Section 2 - Final Remarks
11B.2.1 A Short Story
Let me tell you a short story. After I completed a Data Structures course, my professor (pictured below) posed a question upon which I was to meditate.

He asked me, "Do you feel smarter? Well, do you ... punk?"
It's a bit roughly worded but applies here, so I repurpose the question.
- Do you feel you have a general understanding of the major Abstract Data Types in computer science and how they are used?
No matter how well you did on the assignments, I can tell you that, for those of you who finished this course, you do have a conversational understanding of the differences and uses of such things as linked lists, balanced trees, hash tables, priority queues and graphs. That's a "yes."
- Do you feel that you have more competence in C++ and the Standard Template Library than you did 12 weeks ago?
Without a doubt, you have incorporated one or more of the STL generics vector, list, stack, set, priority_queue and map in your programs. Moreover, you used const, & and pointers more confidently than when you started CS 2C Another "yes."

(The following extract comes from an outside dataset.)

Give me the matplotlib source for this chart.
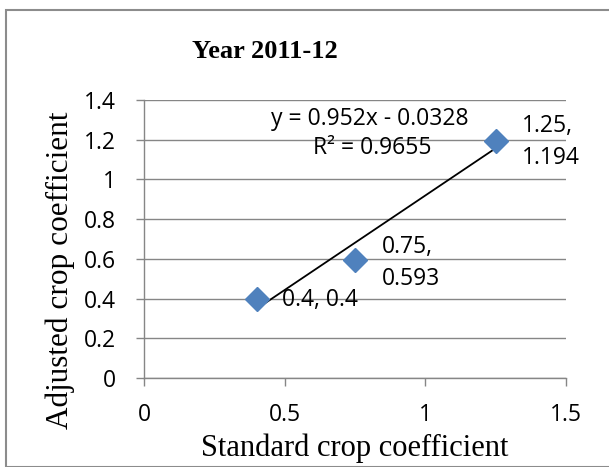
import matplotlib
matplotlib.use("Agg")
import matplotlib.pyplot as plt
from matplotlib.patches import Rectangle
import numpy as np

x_vals = [0.4, 0.75, 1.25]
y_vals = [0.4, 0.593, 1.194]
point_labels = ["0.4, 0.4", "0.75,\n0.593", "1.25,\n1.194"]
slope = 0.952
intercept = -0.0328
r2 = 0.9655
x_ticks = [0, 0.5, 1, 1.5]
x_tick_labels = ["0", "0.5", "1", "1.5"]
y_ticks = [0, 0.2, 0.4, 0.6, 0.8, 1.0, 1.2, 1.4]
y_tick_labels = ["0", "0.2", "0.4", "0.6", "0.8", "1", "1.2", "1.4"]

W, H = 609, 467
fig = plt.figure(figsize=(W/100, H/100), dpi=100)
fig.patch.set_facecolor("white")
fig.patches.append(Rectangle((6/W, 0), 1, 1 - 10/H, transform=fig.transFigure,
                             fill=False, edgecolor="#8c8c8c", linewidth=1.5))

ax = fig.add_axes([144/W, 1 - 378/H, (566-144)/W, (378-100)/H])
ax.set_xlim(0, 1.5)
ax.set_ylim(0, 1.4)
ax.set_facecolor("none")
for s in ["top", "right"]:
    ax.spines[s].set_visible(False)
for s in ["left", "bottom"]:
    ax.spines[s].set_color("#868686")
    ax.spines[s].set_linewidth(1.0)
ax.yaxis.grid(True, color="#868686", linewidth=1.0)
ax.set_axisbelow(True)

ax.set_xticks(x_ticks)
ax.set_xticklabels(x_tick_labels)
ax.set_yticks(y_ticks)
ax.set_yticklabels(y_tick_labels)
sans = "Open Sans"
fs = 16.5
ax.tick_params(axis="both", colors="#868686", labelcolor="black", length=6, width=1,
               labelsize=fs, direction="out")
ax.tick_params(axis="x", pad=12)
ax.tick_params(axis="y", pad=14)
for lbl in ax.get_xticklabels() + ax.get_yticklabels():
    lbl.set_family(sans)

xt = np.array([min(x_vals), max(x_vals)])
ax.plot(xt, slope*xt + intercept, color="black", linewidth=1.3, zorder=3)
ax.plot(x_vals, y_vals, linestyle="none", marker="D", markersize=12,
        color="#4F81BD", markeredgecolor="#4F81BD", zorder=4)

# data labels
offsets = [(18, -1), (19, -2), (19, -1)]
for (xv, yv, lab, off) in zip(x_vals, y_vals, point_labels, offsets):
    ax.annotate(lab, (xv, yv), xytext=off, textcoords="offset points",
                ha="left", va="center", fontsize=fs, family=sans, linespacing=1.45)

fig.text(370/W, 1 - 119/H, "y = 0.952x - 0.0328", ha="center", va="center",
         fontsize=fs, family=sans)
fig.text(372/W, 1 - 148/H, "R² = 0.9655", ha="center", va="center",
         fontsize=fs, family=sans)

fig.text(265/W, 1 - 51/H, "Year 2011-12", ha="center", va="center",
         fontsize=19, fontweight="bold", family="Liberation Serif")
fig.text(355/W, 1 - 448/H, "Standard crop coefficient", ha="center", va="center",
         fontsize=22, family="Liberation Serif")
fig.text(60/W, 1 - 270/H, "Adjusted crop coefficient", ha="center", va="center",
         rotation=90, fontsize=22.5, family="Liberation Serif")

fig.savefig("out.png", dpi=100)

- Can you select the right STL tool -- or craft one of your own user-defined ADTs -- when you are confronted with a programming request from your company, instructor or thesis advisor?
I would trust every one of you, either on your own or after a very short research period, to evaluate competing options when implementing a solution to some problem and be able to either defend your choice, or (just as importantly) abandon it if you were presented with a better one from one of your colleaguess.
And that's pretty much it. Without a doubt, you have moved further down the road of being a computer scientist. So you should not hesitate. If one day and without warning, Professor Harry Callahan grabs the laptop on which you're coding, looks you in the eye and asks, "Do you feel smarter punk?" tell him "yes!" Then ask him very nicely to give back the computer.
11B.2.2 Thank You
I have been fortunate to have had some amazingly talented and motivated people -- I'm talking about you -- join me these past 12 weeks. I feel comforted that a few great programmers -- again, you -- are going to be contributing good code, and more importantly, advancing good programming practices in the various exciting professions and environments in which you will be developing software.
So, thank you, from the bottom of my heart. Be creative and whenever you have an idea, open your IDE and try it out.